Records with drawing code:
↓

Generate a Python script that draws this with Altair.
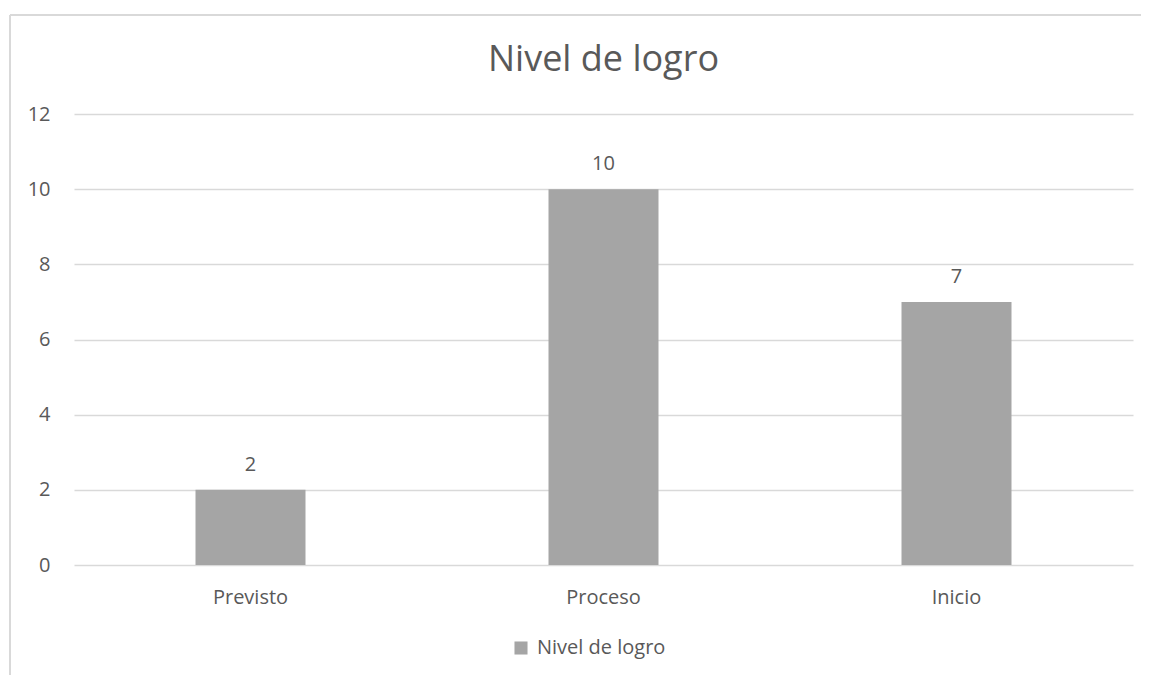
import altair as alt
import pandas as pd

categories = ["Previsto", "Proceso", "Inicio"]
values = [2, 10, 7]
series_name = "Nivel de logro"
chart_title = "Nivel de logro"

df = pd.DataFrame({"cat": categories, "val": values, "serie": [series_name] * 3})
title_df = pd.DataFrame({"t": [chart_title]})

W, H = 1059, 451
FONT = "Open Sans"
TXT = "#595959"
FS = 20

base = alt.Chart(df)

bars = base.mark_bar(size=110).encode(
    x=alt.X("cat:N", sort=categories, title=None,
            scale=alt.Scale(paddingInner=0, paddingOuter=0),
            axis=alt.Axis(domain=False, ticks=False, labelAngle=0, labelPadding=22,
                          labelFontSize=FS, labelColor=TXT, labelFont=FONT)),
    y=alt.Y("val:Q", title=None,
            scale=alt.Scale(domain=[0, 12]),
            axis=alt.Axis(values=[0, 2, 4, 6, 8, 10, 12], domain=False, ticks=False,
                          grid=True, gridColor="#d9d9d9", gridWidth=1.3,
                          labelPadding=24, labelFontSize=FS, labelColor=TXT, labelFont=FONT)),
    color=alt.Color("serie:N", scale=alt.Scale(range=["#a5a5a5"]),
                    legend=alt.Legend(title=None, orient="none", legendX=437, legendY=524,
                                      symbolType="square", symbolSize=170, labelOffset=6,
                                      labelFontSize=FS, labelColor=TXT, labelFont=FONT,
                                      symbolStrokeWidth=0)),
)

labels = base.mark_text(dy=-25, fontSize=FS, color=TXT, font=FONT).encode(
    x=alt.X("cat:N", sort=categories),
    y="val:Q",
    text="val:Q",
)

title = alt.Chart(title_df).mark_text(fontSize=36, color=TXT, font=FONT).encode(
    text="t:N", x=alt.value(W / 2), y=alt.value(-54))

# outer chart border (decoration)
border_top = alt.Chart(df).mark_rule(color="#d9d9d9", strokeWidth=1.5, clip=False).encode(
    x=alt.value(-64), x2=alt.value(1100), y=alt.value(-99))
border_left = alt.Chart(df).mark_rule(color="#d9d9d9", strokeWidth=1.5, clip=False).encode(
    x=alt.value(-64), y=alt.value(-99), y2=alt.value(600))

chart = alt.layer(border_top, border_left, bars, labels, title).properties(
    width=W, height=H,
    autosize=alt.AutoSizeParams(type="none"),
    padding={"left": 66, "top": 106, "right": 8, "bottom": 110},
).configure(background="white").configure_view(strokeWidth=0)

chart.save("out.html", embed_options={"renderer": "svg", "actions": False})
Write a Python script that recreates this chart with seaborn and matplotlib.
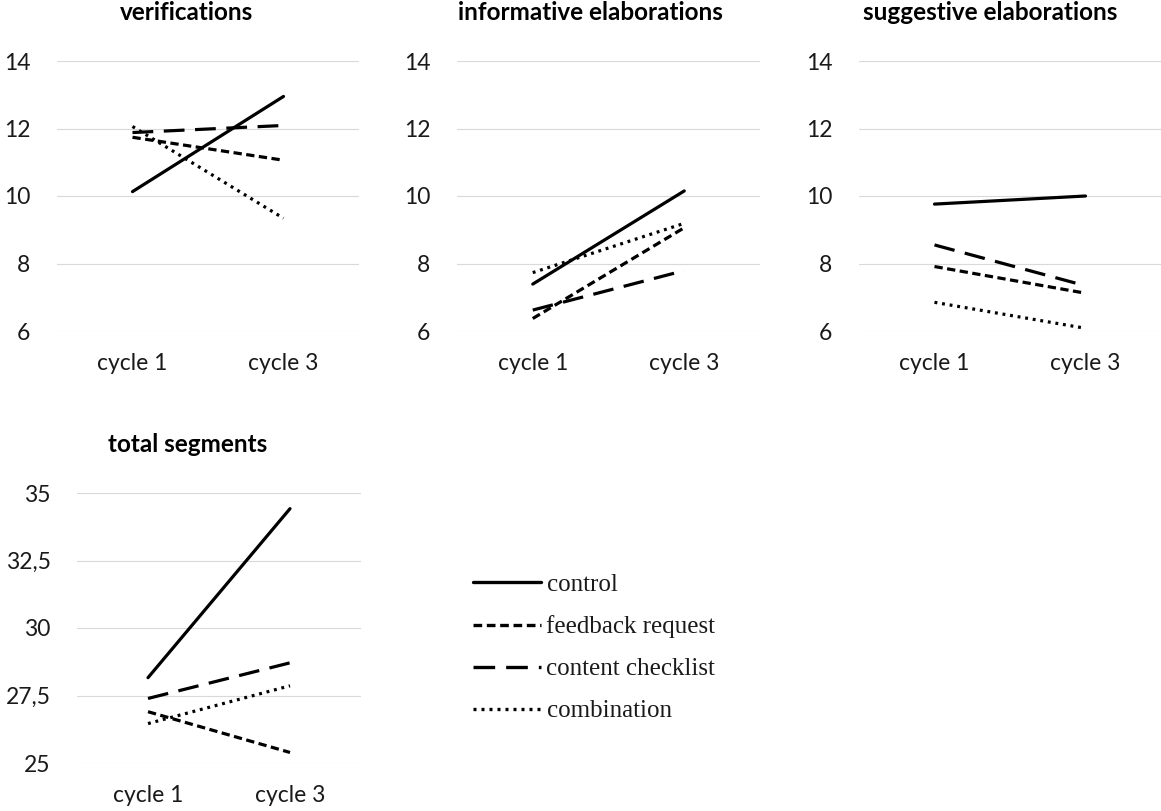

↑

● **SHORT TASK**
Only the lines from the start of the records through the line containing "base = alt.Chart(df)" should be repeated, word for word, with the pictures left out.

● **RESPONSE**
Generate a Python script that draws this with Altair.
import altair as alt
import pandas as pd

categories = ["Previsto", "Proceso", "Inicio"]
values = [2, 10, 7]
series_name = "Nivel de logro"
chart_title = "Nivel de logro"

df = pd.DataFrame({"cat": categories, "val": values, "serie": [series_name] * 3})
title_df = pd.DataFrame({"t": [chart_title]})

W, H = 1059, 451
FONT = "Open Sans"
TXT = "#595959"
FS = 20

base = alt.Chart(df)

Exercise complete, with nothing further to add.